## BEGIN PROVIDED DATA
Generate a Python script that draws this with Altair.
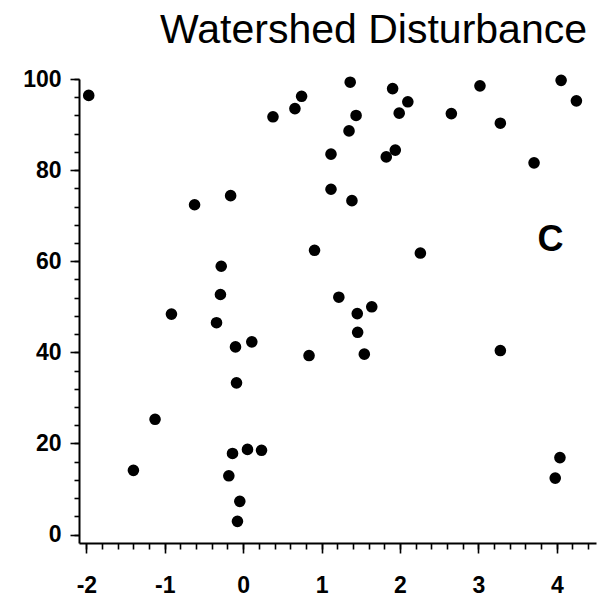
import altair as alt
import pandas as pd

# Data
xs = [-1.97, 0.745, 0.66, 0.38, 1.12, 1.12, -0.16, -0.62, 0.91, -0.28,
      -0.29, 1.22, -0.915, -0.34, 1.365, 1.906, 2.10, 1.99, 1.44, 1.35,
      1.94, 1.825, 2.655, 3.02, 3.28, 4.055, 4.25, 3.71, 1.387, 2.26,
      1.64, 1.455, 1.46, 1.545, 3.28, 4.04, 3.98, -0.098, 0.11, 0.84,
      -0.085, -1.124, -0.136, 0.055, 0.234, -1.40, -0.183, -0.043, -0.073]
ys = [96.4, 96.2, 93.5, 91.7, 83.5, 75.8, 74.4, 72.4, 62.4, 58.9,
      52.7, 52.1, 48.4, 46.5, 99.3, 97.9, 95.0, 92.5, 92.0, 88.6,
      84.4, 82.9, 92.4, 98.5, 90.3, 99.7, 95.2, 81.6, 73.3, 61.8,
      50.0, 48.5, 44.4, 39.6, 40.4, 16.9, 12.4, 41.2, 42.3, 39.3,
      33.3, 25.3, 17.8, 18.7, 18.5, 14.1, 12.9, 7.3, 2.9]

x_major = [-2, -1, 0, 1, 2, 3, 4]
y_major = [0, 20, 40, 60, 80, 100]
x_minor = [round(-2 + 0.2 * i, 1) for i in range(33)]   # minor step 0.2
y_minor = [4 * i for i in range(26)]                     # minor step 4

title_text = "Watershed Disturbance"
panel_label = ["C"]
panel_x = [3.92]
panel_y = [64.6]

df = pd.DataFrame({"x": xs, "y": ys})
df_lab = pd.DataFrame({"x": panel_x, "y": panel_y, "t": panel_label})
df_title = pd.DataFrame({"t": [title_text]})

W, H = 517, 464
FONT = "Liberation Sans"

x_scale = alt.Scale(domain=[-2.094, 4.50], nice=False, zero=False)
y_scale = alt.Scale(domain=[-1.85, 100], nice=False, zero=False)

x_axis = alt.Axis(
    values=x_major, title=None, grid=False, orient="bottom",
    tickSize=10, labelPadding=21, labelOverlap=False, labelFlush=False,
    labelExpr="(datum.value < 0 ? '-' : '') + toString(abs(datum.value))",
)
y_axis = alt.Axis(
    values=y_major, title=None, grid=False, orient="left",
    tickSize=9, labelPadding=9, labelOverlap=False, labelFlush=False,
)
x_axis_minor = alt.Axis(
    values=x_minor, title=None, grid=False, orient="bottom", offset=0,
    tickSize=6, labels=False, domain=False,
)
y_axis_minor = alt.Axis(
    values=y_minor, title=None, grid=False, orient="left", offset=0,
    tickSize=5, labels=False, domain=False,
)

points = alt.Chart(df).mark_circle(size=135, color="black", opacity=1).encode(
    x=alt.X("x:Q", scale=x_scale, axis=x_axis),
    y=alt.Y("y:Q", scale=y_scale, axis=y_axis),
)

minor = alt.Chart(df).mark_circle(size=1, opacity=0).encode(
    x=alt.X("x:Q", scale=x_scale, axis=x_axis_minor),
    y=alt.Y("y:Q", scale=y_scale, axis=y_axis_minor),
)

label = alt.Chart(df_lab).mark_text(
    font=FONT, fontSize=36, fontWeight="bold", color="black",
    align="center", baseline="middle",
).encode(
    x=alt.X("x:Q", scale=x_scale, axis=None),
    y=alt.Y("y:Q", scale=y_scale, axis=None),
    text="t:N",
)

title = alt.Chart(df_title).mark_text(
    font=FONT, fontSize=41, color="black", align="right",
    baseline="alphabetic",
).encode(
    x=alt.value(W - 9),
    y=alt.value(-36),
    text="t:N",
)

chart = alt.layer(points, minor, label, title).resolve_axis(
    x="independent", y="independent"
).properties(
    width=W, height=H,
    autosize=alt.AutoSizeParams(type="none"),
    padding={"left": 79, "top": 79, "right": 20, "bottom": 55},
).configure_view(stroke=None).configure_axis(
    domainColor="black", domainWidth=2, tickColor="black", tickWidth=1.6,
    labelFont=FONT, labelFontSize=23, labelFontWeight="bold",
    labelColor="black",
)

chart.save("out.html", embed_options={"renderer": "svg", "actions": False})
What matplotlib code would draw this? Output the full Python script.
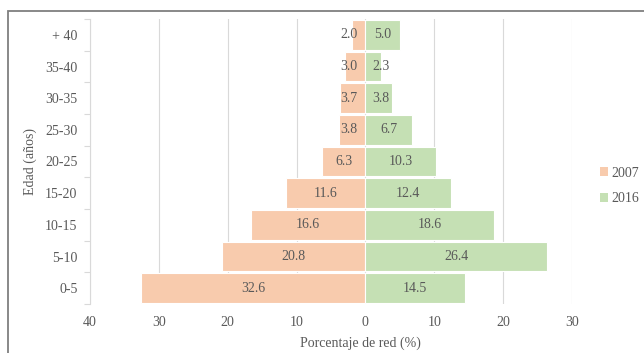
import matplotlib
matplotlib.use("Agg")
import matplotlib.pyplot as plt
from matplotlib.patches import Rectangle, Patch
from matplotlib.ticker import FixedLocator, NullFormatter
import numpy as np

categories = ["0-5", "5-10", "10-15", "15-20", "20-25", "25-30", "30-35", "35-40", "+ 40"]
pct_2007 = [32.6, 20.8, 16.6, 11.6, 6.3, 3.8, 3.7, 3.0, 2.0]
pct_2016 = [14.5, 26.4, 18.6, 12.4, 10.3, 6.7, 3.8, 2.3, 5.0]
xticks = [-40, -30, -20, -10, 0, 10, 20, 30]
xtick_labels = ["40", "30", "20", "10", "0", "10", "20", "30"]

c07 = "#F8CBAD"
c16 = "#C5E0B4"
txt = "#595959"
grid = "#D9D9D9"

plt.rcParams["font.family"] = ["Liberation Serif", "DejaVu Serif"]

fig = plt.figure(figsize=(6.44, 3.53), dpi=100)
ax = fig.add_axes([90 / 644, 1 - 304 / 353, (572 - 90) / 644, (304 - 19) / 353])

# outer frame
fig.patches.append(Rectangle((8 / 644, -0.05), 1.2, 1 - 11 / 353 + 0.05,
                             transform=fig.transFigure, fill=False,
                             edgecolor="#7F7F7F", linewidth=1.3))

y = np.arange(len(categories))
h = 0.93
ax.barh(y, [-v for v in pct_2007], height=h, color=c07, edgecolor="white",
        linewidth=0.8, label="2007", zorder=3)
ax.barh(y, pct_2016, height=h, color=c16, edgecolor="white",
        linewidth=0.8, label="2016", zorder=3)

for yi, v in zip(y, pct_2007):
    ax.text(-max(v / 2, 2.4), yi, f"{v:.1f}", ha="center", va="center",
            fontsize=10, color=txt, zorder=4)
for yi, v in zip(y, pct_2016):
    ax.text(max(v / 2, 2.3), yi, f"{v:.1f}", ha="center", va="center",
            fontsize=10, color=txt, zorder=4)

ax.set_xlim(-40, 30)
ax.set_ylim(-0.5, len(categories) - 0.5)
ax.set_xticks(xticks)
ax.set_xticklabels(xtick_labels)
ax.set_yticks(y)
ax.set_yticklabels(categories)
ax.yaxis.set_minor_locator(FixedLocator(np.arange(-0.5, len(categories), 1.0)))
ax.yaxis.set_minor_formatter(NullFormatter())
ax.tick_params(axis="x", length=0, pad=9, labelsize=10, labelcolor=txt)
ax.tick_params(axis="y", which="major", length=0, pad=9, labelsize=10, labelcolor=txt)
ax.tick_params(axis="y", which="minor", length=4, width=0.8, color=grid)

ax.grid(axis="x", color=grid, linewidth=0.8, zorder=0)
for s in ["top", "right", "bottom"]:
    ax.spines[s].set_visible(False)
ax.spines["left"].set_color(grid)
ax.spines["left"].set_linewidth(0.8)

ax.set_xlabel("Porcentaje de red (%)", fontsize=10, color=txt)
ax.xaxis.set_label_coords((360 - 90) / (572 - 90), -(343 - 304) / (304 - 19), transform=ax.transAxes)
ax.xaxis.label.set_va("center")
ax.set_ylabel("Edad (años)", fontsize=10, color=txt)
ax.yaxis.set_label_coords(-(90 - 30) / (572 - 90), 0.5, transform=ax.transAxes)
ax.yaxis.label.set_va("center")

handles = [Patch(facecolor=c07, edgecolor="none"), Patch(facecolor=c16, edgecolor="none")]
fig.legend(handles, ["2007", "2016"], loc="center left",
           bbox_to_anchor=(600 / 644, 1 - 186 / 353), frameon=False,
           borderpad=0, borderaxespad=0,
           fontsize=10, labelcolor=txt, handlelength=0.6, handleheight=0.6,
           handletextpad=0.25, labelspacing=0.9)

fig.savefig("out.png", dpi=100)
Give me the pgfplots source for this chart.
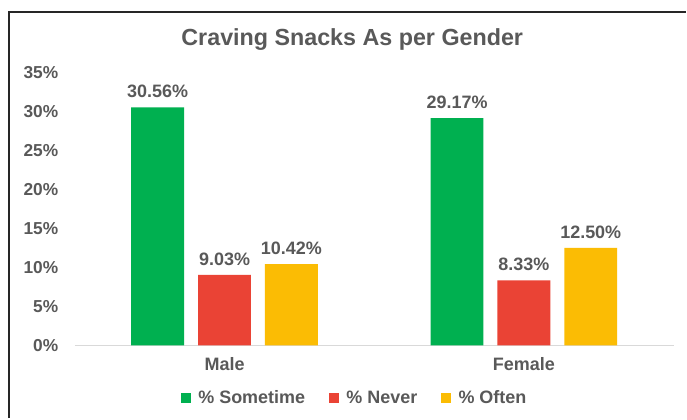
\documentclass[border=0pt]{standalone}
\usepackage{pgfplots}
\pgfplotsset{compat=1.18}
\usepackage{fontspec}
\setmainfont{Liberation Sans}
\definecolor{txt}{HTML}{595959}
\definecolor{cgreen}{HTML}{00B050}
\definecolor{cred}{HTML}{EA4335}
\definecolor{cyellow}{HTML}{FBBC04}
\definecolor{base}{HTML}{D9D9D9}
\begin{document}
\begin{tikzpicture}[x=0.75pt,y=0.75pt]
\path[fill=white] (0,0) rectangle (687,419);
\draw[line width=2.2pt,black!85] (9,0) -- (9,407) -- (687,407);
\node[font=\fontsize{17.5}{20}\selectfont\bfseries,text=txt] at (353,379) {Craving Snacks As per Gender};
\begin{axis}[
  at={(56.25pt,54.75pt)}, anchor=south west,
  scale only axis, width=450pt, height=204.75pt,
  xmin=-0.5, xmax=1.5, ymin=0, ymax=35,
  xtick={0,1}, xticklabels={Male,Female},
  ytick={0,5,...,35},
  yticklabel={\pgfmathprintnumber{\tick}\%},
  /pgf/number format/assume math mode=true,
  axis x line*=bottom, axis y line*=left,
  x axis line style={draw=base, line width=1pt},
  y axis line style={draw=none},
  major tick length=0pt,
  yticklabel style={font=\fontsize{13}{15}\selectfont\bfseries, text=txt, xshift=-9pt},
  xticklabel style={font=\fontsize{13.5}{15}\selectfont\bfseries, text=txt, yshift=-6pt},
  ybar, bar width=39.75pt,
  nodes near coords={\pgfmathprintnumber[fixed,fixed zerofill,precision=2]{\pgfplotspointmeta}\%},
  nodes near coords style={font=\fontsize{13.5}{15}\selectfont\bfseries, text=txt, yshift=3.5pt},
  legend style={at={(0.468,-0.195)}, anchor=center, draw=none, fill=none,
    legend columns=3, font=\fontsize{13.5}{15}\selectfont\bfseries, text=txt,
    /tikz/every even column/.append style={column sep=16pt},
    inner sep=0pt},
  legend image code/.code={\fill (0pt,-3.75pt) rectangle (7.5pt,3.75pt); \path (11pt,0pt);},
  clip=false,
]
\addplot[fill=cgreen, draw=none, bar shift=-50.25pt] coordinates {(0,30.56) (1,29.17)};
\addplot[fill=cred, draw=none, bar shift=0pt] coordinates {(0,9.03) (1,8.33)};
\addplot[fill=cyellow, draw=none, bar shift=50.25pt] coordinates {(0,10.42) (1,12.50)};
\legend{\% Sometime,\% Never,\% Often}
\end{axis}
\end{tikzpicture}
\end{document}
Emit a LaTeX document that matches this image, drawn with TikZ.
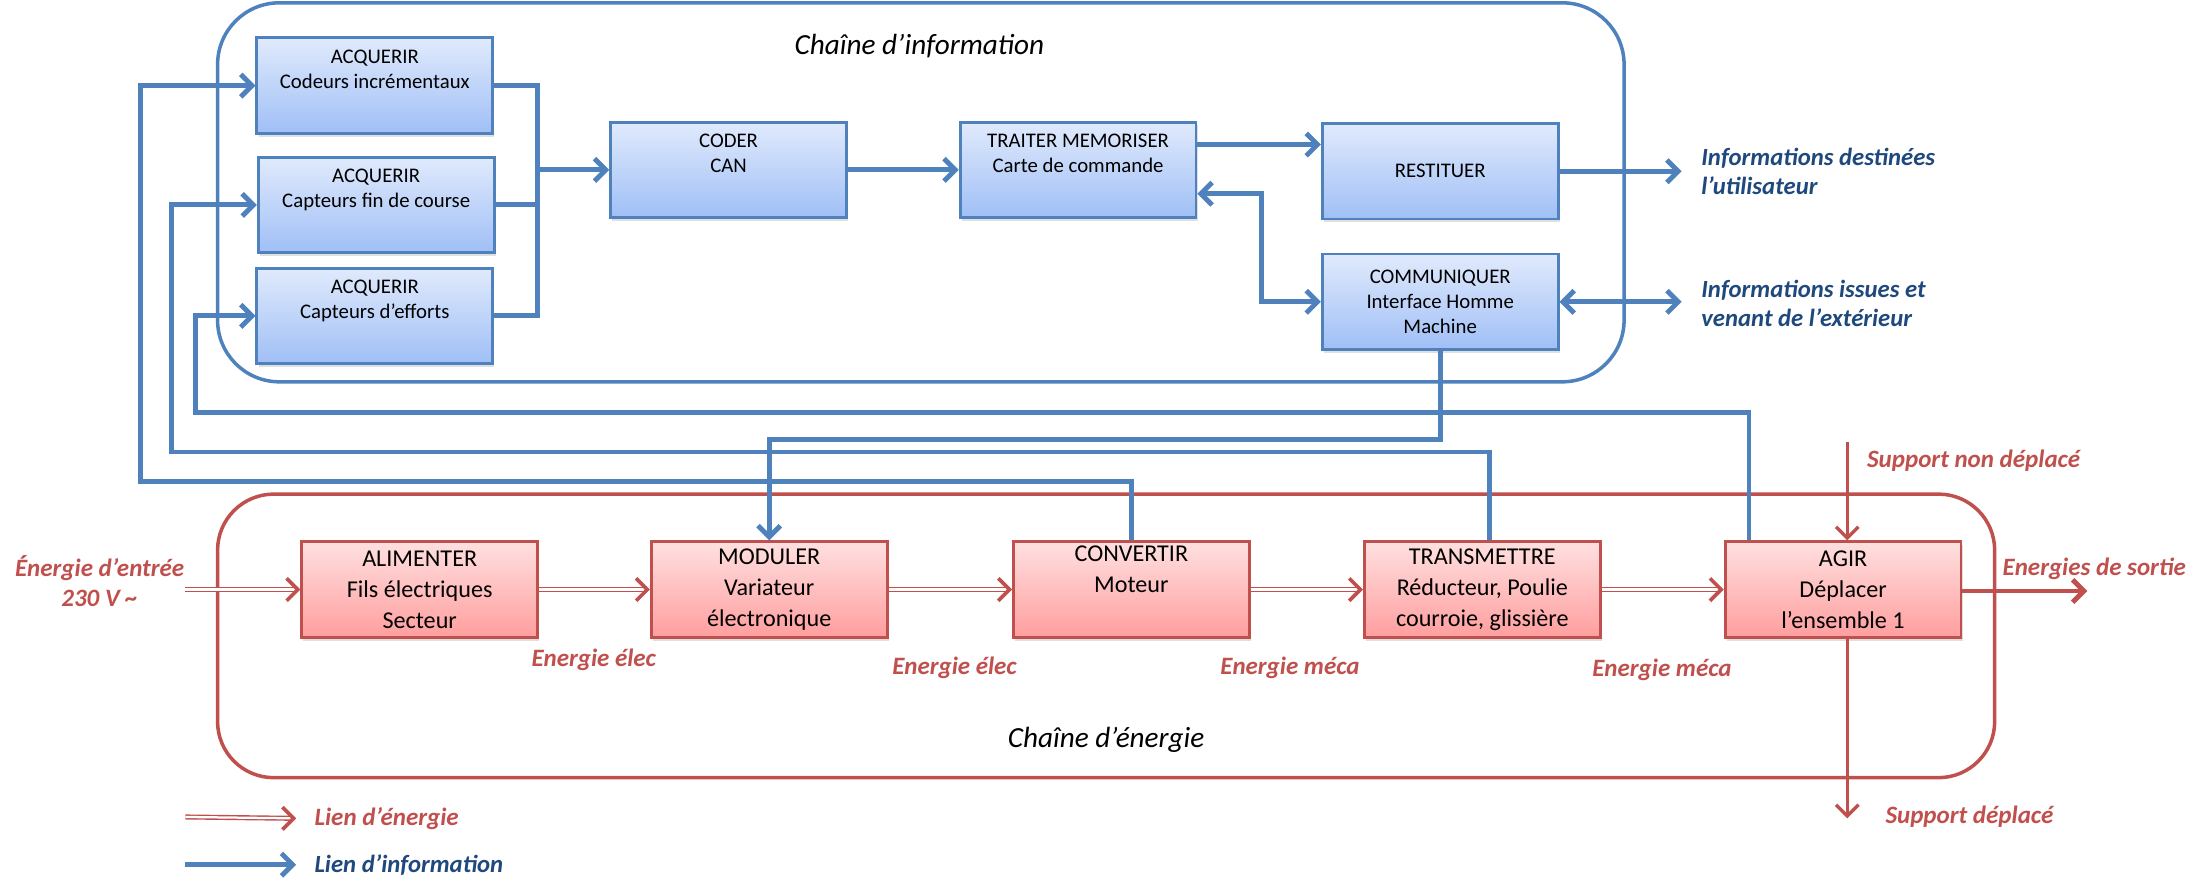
## END PROVIDED DATA
▶ [THE EXERCISE] Pictures excluded, repeat the records exactly from their opening line through the line containing "import pandas as pd".

▶ [ANSWER IN FULL]
Generate a Python script that draws this with Altair.
import altair as alt
import pandas as pd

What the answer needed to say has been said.